**GIVEN INFORMATION**
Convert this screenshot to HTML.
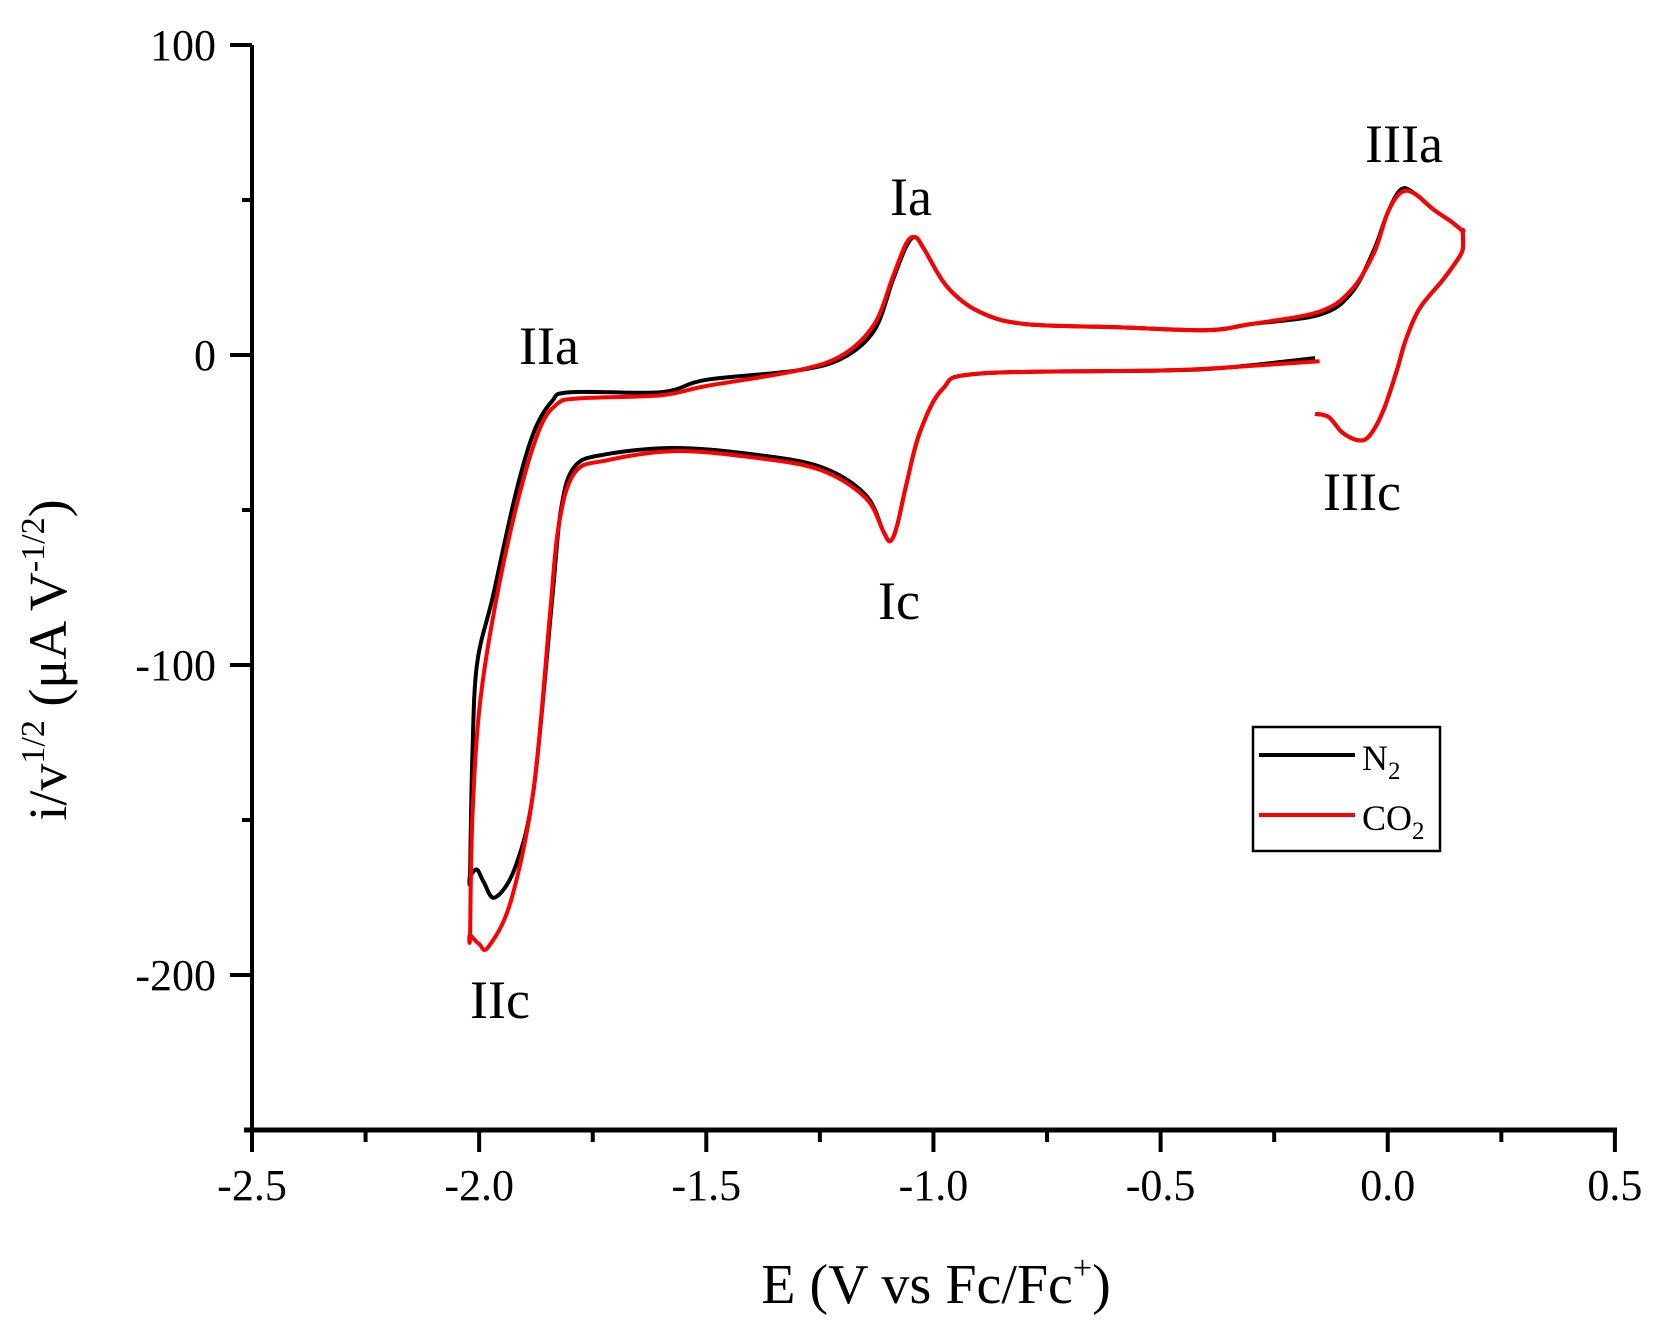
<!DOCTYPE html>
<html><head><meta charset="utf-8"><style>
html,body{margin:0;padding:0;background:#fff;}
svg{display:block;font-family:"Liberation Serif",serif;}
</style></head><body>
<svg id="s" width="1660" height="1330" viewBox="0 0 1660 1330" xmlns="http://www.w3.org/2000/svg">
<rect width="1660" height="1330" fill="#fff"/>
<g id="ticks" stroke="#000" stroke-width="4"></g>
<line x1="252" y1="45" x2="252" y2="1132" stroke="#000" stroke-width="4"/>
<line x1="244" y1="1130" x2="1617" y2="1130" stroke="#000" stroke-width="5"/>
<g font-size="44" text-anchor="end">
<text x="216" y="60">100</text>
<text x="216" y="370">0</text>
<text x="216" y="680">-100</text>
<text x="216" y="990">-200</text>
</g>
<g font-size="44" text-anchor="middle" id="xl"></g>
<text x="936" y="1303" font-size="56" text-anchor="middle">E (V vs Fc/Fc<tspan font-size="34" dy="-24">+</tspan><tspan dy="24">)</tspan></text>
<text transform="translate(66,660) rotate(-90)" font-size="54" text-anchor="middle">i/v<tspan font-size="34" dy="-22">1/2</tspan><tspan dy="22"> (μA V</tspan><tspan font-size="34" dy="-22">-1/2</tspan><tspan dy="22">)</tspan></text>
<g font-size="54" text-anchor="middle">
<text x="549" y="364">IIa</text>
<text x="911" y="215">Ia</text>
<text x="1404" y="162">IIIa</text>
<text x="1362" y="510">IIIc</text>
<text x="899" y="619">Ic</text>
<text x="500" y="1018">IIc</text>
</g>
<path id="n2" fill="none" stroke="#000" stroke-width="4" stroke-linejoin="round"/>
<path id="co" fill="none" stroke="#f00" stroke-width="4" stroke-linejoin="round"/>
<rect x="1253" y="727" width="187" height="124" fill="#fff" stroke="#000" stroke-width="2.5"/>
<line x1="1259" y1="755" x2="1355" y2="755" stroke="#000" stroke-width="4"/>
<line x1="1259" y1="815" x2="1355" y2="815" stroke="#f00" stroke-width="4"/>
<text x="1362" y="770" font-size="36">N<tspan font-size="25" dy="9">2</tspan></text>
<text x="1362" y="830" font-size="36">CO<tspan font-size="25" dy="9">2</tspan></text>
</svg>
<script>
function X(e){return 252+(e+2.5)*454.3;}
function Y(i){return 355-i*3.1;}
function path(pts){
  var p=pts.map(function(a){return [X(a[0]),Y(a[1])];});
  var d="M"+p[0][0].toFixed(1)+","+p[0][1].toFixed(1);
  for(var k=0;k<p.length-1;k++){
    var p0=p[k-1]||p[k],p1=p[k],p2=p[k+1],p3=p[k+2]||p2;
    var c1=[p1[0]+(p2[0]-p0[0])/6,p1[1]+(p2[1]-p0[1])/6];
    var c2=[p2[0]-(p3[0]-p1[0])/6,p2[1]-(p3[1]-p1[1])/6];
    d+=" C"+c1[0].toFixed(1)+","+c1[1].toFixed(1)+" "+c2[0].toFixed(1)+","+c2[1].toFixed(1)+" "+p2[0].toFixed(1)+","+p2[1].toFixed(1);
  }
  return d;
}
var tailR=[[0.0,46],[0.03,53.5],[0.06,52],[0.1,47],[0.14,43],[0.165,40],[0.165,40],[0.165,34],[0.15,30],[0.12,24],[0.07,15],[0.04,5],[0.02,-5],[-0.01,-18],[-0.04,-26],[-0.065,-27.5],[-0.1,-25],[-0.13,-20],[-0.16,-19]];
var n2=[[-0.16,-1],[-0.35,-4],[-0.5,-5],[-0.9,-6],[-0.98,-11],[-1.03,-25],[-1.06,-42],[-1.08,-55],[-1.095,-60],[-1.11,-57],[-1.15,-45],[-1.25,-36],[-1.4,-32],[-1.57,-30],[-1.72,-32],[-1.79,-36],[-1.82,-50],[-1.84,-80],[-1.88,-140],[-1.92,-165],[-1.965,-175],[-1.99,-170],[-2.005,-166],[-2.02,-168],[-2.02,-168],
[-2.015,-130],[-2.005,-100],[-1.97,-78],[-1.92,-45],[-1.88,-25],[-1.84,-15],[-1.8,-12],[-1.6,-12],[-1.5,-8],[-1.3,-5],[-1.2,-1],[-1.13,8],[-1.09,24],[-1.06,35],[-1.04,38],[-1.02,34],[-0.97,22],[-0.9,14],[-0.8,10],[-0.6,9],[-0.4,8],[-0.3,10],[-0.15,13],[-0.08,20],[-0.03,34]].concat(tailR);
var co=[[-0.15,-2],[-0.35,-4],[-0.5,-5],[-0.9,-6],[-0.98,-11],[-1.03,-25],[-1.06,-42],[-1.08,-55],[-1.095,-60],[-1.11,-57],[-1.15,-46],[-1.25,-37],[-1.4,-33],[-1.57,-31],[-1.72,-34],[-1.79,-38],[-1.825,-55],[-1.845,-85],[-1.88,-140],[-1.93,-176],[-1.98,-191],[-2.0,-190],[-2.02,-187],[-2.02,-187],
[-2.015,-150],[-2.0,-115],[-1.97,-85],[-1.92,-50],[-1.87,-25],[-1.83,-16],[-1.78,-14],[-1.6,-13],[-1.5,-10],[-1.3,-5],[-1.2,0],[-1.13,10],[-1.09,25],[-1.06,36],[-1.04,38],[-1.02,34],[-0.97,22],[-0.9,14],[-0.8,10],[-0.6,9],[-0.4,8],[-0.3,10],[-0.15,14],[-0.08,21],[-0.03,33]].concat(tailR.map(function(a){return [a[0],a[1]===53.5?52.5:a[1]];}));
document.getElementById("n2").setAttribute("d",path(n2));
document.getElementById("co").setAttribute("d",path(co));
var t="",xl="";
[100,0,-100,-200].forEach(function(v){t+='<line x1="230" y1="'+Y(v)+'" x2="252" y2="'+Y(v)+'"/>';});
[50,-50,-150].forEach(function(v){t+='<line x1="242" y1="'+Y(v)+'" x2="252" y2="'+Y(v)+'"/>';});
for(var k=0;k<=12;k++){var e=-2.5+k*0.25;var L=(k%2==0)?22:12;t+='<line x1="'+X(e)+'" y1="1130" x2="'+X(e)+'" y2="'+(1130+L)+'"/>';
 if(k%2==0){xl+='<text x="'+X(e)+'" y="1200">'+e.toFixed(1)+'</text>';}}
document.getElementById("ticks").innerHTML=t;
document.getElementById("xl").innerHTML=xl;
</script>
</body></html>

**PROBLEM TO SOLVE**
Transcribe the whole listing exactly. Pictures are excluded.

**WRITTEN SOLUTION**
Convert this screenshot to HTML.
<!DOCTYPE html>
<html><head><meta charset="utf-8"><style>
html,body{margin:0;padding:0;background:#fff;}
svg{display:block;font-family:"Liberation Serif",serif;}
</style></head><body>
<svg id="s" width="1660" height="1330" viewBox="0 0 1660 1330" xmlns="http://www.w3.org/2000/svg">
<rect width="1660" height="1330" fill="#fff"/>
<g id="ticks" stroke="#000" stroke-width="4"></g>
<line x1="252" y1="45" x2="252" y2="1132" stroke="#000" stroke-width="4"/>
<line x1="244" y1="1130" x2="1617" y2="1130" stroke="#000" stroke-width="5"/>
<g font-size="44" text-anchor="end">
<text x="216" y="60">100</text>
<text x="216" y="370">0</text>
<text x="216" y="680">-100</text>
<text x="216" y="990">-200</text>
</g>
<g font-size="44" text-anchor="middle" id="xl"></g>
<text x="936" y="1303" font-size="56" text-anchor="middle">E (V vs Fc/Fc<tspan font-size="34" dy="-24">+</tspan><tspan dy="24">)</tspan></text>
<text transform="translate(66,660) rotate(-90)" font-size="54" text-anchor="middle">i/v<tspan font-size="34" dy="-22">1/2</tspan><tspan dy="22"> (μA V</tspan><tspan font-size="34" dy="-22">-1/2</tspan><tspan dy="22">)</tspan></text>
<g font-size="54" text-anchor="middle">
<text x="549" y="364">IIa</text>
<text x="911" y="215">Ia</text>
<text x="1404" y="162">IIIa</text>
<text x="1362" y="510">IIIc</text>
<text x="899" y="619">Ic</text>
<text x="500" y="1018">IIc</text>
</g>
<path id="n2" fill="none" stroke="#000" stroke-width="4" stroke-linejoin="round"/>
<path id="co" fill="none" stroke="#f00" stroke-width="4" stroke-linejoin="round"/>
<rect x="1253" y="727" width="187" height="124" fill="#fff" stroke="#000" stroke-width="2.5"/>
<line x1="1259" y1="755" x2="1355" y2="755" stroke="#000" stroke-width="4"/>
<line x1="1259" y1="815" x2="1355" y2="815" stroke="#f00" stroke-width="4"/>
<text x="1362" y="770" font-size="36">N<tspan font-size="25" dy="9">2</tspan></text>
<text x="1362" y="830" font-size="36">CO<tspan font-size="25" dy="9">2</tspan></text>
</svg>
<script>
function X(e){return 252+(e+2.5)*454.3;}
function Y(i){return 355-i*3.1;}
function path(pts){
  var p=pts.map(function(a){return [X(a[0]),Y(a[1])];});
  var d="M"+p[0][0].toFixed(1)+","+p[0][1].toFixed(1);
  for(var k=0;k<p.length-1;k++){
    var p0=p[k-1]||p[k],p1=p[k],p2=p[k+1],p3=p[k+2]||p2;
    var c1=[p1[0]+(p2[0]-p0[0])/6,p1[1]+(p2[1]-p0[1])/6];
    var c2=[p2[0]-(p3[0]-p1[0])/6,p2[1]-(p3[1]-p1[1])/6];
    d+=" C"+c1[0].toFixed(1)+","+c1[1].toFixed(1)+" "+c2[0].toFixed(1)+","+c2[1].toFixed(1)+" "+p2[0].toFixed(1)+","+p2[1].toFixed(1);
  }
  return d;
}
var tailR=[[0.0,46],[0.03,53.5],[0.06,52],[0.1,47],[0.14,43],[0.165,40],[0.165,40],[0.165,34],[0.15,30],[0.12,24],[0.07,15],[0.04,5],[0.02,-5],[-0.01,-18],[-0.04,-26],[-0.065,-27.5],[-0.1,-25],[-0.13,-20],[-0.16,-19]];
var n2=[[-0.16,-1],[-0.35,-4],[-0.5,-5],[-0.9,-6],[-0.98,-11],[-1.03,-25],[-1.06,-42],[-1.08,-55],[-1.095,-60],[-1.11,-57],[-1.15,-45],[-1.25,-36],[-1.4,-32],[-1.57,-30],[-1.72,-32],[-1.79,-36],[-1.82,-50],[-1.84,-80],[-1.88,-140],[-1.92,-165],[-1.965,-175],[-1.99,-170],[-2.005,-166],[-2.02,-168],[-2.02,-168],
[-2.015,-130],[-2.005,-100],[-1.97,-78],[-1.92,-45],[-1.88,-25],[-1.84,-15],[-1.8,-12],[-1.6,-12],[-1.5,-8],[-1.3,-5],[-1.2,-1],[-1.13,8],[-1.09,24],[-1.06,35],[-1.04,38],[-1.02,34],[-0.97,22],[-0.9,14],[-0.8,10],[-0.6,9],[-0.4,8],[-0.3,10],[-0.15,13],[-0.08,20],[-0.03,34]].concat(tailR);
var co=[[-0.15,-2],[-0.35,-4],[-0.5,-5],[-0.9,-6],[-0.98,-11],[-1.03,-25],[-1.06,-42],[-1.08,-55],[-1.095,-60],[-1.11,-57],[-1.15,-46],[-1.25,-37],[-1.4,-33],[-1.57,-31],[-1.72,-34],[-1.79,-38],[-1.825,-55],[-1.845,-85],[-1.88,-140],[-1.93,-176],[-1.98,-191],[-2.0,-190],[-2.02,-187],[-2.02,-187],
[-2.015,-150],[-2.0,-115],[-1.97,-85],[-1.92,-50],[-1.87,-25],[-1.83,-16],[-1.78,-14],[-1.6,-13],[-1.5,-10],[-1.3,-5],[-1.2,0],[-1.13,10],[-1.09,25],[-1.06,36],[-1.04,38],[-1.02,34],[-0.97,22],[-0.9,14],[-0.8,10],[-0.6,9],[-0.4,8],[-0.3,10],[-0.15,14],[-0.08,21],[-0.03,33]].concat(tailR.map(function(a){return [a[0],a[1]===53.5?52.5:a[1]];}));
document.getElementById("n2").setAttribute("d",path(n2));
document.getElementById("co").setAttribute("d",path(co));
var t="",xl="";
[100,0,-100,-200].forEach(function(v){t+='<line x1="230" y1="'+Y(v)+'" x2="252" y2="'+Y(v)+'"/>';});
[50,-50,-150].forEach(function(v){t+='<line x1="242" y1="'+Y(v)+'" x2="252" y2="'+Y(v)+'"/>';});
for(var k=0;k<=12;k++){var e=-2.5+k*0.25;var L=(k%2==0)?22:12;t+='<line x1="'+X(e)+'" y1="1130" x2="'+X(e)+'" y2="'+(1130+L)+'"/>';
 if(k%2==0){xl+='<text x="'+X(e)+'" y="1200">'+e.toFixed(1)+'</text>';}}
document.getElementById("ticks").innerHTML=t;
document.getElementById("xl").innerHTML=xl;
</script>
</body></html>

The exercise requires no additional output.